Two U-shaped, horizontal, annular grooves 55, 57 are formed in the outer surface of valve member 43 and are axially spaced from each other. When valve member 43 is moved between the pumping and priming positions, grooves 55, 57 open and close selected fluid paths, controlling the flow of well fluids within valve 15. An annular seal ring 59 is located between chambers 37, 39 for sealing against the outer surface of valve member 43 when valve member 43 is in the priming position of FIG. 2. A seal 61 is located in upper chamber 39 at the opening of conduit 51, seal 61 engaging the outer surface of valve member 43 when valve member 43 is in the pumping position of FIG. 1.
Referring to FIG. 1, in the pumping position, valve member 43 is moved upward, compressing spring 49. Lower groove 55 is positioned to allow fluid to move through a production path from lower chamber 37 to upper chamber 39 through groove 55, groove 55 being approximately centered on annular ring 59. Upper groove 57 is located within guide sleeve 45. The central portion of the outer surface of valve member 43 engages seal 61, preventing fluids from flowing into priming conduit 51.
Referring to FIG. 2, in the priming position, valve member 43 is returned to the lower position. Groove 55 is moved below seal ring 59, and seal ring 59 sealingly engages the outer surface of valve member 43 to prevent fluids from moving between chambers 37, 39. Groove 57 is located so that groove 57 centers on an upper portion of seal 61 and sealingly engages a lower portion of seal 61, allowing fluids to flow in a priming path from upper chamber 39 into priming conduit 51.
In operation, when pump 13 is operating and pumping fluid, fluid is drawn into inlet chamber 27 through inlets 31. The first pump stage, comprising an impeller 23 and a diffuser 25, draws fluid into intake 33 and pumps the fluid upward into the subsequent pump stages. Each subsequent pump stage further pressurizes the fluids, the final pump stage pumping the fluids into pump outlet 29, inlet 35, and lower chamber 37. The fluid pressure acts against valve member 43, causing valve member 43 to overcome the downward force of spring 49 and move upward to the pumping position, as in FIG. 1. Fluids flow from lower chamber 37, through groove 55, and into upper chamber 39. The fluids then travel out of outlet 41 and into riser 19.
When pump 13 is not operating, or when a gas slug has moved into intake 33, the fluid pressure in lower chamber 37 is reduced. This drop in fluid pressure allows spring 49 to push valve member 43 downward to the priming position, as in FIG. 2. Valve member 43 engages seal ring 59, preventing fluids from moving from upper chamber 39 to lower chamber 37. Simultaneously, groove 57 centers on the upper portion of seal 61, allowing fluid in upper chamber 39 to flow into priming conduit 51. The fluid in riser 19 exerts hydrostatic pressure on the fluid in upper chamber 39, causing the fluid to flow downward in conduit 51 and upward out of outlet 53 toward intake 33. If pump 13 is rotating but has lost prime, the fluid is drawn into intake 33, re-priming pump 13.

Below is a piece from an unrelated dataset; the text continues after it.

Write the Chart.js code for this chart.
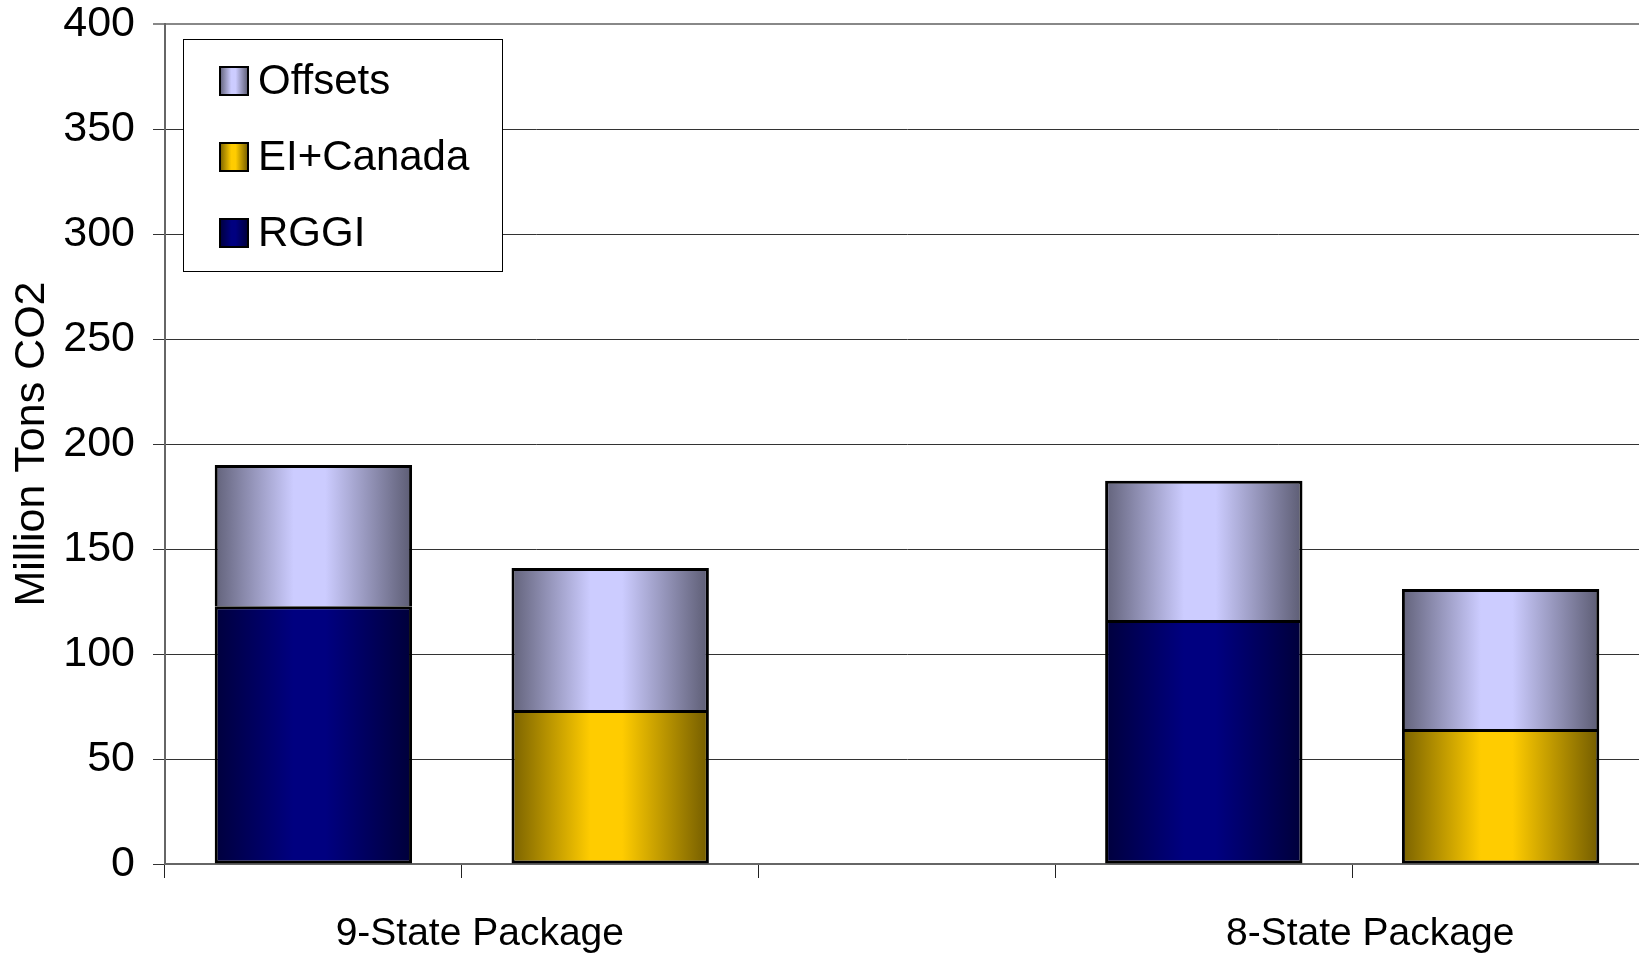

Several advantages are realized with the present invention. The device provides a re-priming system for submersible pumps that is operated automatically when fluid pressure from the pump drops significantly. The device does not require a fluid reservoir or extra pumps, and the device can also be easily retrofitted to existing pump designs.
While the invention has been shown in only one of its forms, it should be apparent to those skilled in the art that it is not so limited, but is susceptible to various changes without departing from the scope of the invention.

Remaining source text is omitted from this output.